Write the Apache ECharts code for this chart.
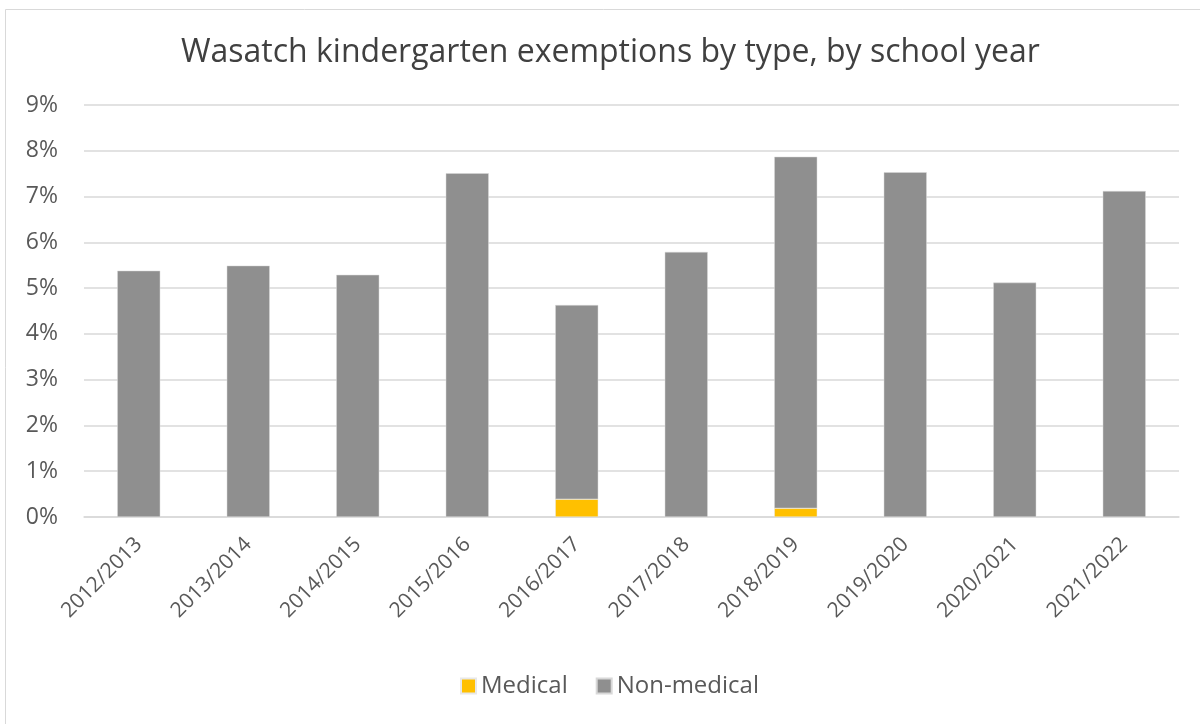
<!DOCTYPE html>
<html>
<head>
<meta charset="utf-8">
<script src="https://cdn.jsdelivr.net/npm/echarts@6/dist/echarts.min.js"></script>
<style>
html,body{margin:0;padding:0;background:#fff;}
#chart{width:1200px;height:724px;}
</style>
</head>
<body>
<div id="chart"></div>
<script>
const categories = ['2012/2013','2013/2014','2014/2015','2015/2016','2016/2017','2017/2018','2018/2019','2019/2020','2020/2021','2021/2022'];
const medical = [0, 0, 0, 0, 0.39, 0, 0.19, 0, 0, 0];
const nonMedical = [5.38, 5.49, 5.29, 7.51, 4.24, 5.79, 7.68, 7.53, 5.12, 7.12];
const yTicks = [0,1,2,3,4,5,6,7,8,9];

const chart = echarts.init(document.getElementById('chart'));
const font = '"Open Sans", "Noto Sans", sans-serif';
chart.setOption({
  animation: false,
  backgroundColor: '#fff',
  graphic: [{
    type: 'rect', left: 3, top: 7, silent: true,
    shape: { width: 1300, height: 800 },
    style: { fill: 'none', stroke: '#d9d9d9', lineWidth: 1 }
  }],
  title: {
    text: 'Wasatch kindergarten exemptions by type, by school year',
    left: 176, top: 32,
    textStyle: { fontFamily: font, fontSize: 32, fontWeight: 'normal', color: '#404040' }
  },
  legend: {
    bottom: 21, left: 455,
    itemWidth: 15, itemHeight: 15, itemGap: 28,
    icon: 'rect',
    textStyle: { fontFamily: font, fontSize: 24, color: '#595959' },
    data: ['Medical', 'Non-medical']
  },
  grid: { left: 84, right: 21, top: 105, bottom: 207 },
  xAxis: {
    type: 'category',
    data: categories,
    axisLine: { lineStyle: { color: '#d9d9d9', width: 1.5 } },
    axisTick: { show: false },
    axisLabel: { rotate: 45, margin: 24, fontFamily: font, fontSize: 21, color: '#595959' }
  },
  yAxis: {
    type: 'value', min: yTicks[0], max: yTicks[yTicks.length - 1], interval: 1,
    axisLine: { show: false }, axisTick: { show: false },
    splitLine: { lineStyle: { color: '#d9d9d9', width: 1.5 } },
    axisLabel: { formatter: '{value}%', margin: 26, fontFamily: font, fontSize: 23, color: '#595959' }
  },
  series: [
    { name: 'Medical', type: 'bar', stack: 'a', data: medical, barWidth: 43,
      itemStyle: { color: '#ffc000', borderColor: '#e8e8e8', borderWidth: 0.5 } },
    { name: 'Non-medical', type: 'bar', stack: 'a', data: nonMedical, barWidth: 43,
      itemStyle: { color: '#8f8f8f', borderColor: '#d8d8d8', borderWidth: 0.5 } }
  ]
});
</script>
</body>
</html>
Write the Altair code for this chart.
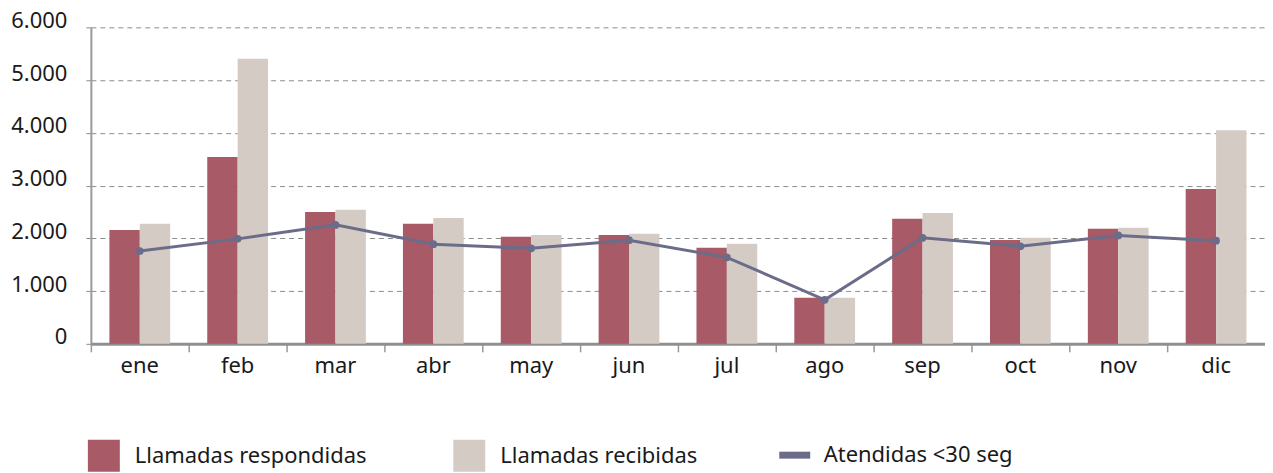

◆ **Written request**
Images should not appear in the copy; retype the listing above exactly.

◆ **Exercise solution**
Write the Apache ECharts code for this chart.
<!DOCTYPE html>
<html>
<head>
<meta charset="utf-8">
<script src="https://cdn.jsdelivr.net/npm/echarts@6/dist/echarts.min.js"></script>
<style>
html,body{margin:0;padding:0;background:#fff;}
#chart{width:1200px;height:724px;}
</style>
</head>
<body>
<div id="chart"></div>
<script>
const categories = ['2012/2013','2013/2014','2014/2015','2015/2016','2016/2017','2017/2018','2018/2019','2019/2020','2020/2021','2021/2022'];
const medical = [0, 0, 0, 0, 0.39, 0, 0.19, 0, 0, 0];
const nonMedical = [5.38, 5.49, 5.29, 7.51, 4.24, 5.79, 7.68, 7.53, 5.12, 7.12];
const yTicks = [0,1,2,3,4,5,6,7,8,9];

const chart = echarts.init(document.getElementById('chart'));
const font = '"Open Sans", "Noto Sans", sans-serif';
chart.setOption({
  animation: false,
  backgroundColor: '#fff',
  graphic: [{
    type: 'rect', left: 3, top: 7, silent: true,
    shape: { width: 1300, height: 800 },
    style: { fill: 'none', stroke: '#d9d9d9', lineWidth: 1 }
  }],
  title: {
    text: 'Wasatch kindergarten exemptions by type, by school year',
    left: 176, top: 32,
    textStyle: { fontFamily: font, fontSize: 32, fontWeight: 'normal', color: '#404040' }
  },
  legend: {
    bottom: 21, left: 455,
    itemWidth: 15, itemHeight: 15, itemGap: 28,
    icon: 'rect',
    textStyle: { fontFamily: font, fontSize: 24, color: '#595959' },
    data: ['Medical', 'Non-medical']
  },
  grid: { left: 84, right: 21, top: 105, bottom: 207 },
  xAxis: {
    type: 'category',
    data: categories,
    axisLine: { lineStyle: { color: '#d9d9d9', width: 1.5 } },
    axisTick: { show: false },
    axisLabel: { rotate: 45, margin: 24, fontFamily: font, fontSize: 21, color: '#595959' }
  },
  yAxis: {
    type: 'value', min: yTicks[0], max: yTicks[yTicks.length - 1], interval: 1,
    axisLine: { show: false }, axisTick: { show: false },
    splitLine: { lineStyle: { color: '#d9d9d9', width: 1.5 } },
    axisLabel: { formatter: '{value}%', margin: 26, fontFamily: font, fontSize: 23, color: '#595959' }
  },
  series: [
    { name: 'Medical', type: 'bar', stack: 'a', data: medical, barWidth: 43,
      itemStyle: { color: '#ffc000', borderColor: '#e8e8e8', borderWidth: 0.5 } },
    { name: 'Non-medical', type: 'bar', stack: 'a', data: nonMedical, barWidth: 43,
      itemStyle: { color: '#8f8f8f', borderColor: '#d8d8d8', borderWidth: 0.5 } }
  ]
});
</script>
</body>
</html>
Write the Altair code for this chart.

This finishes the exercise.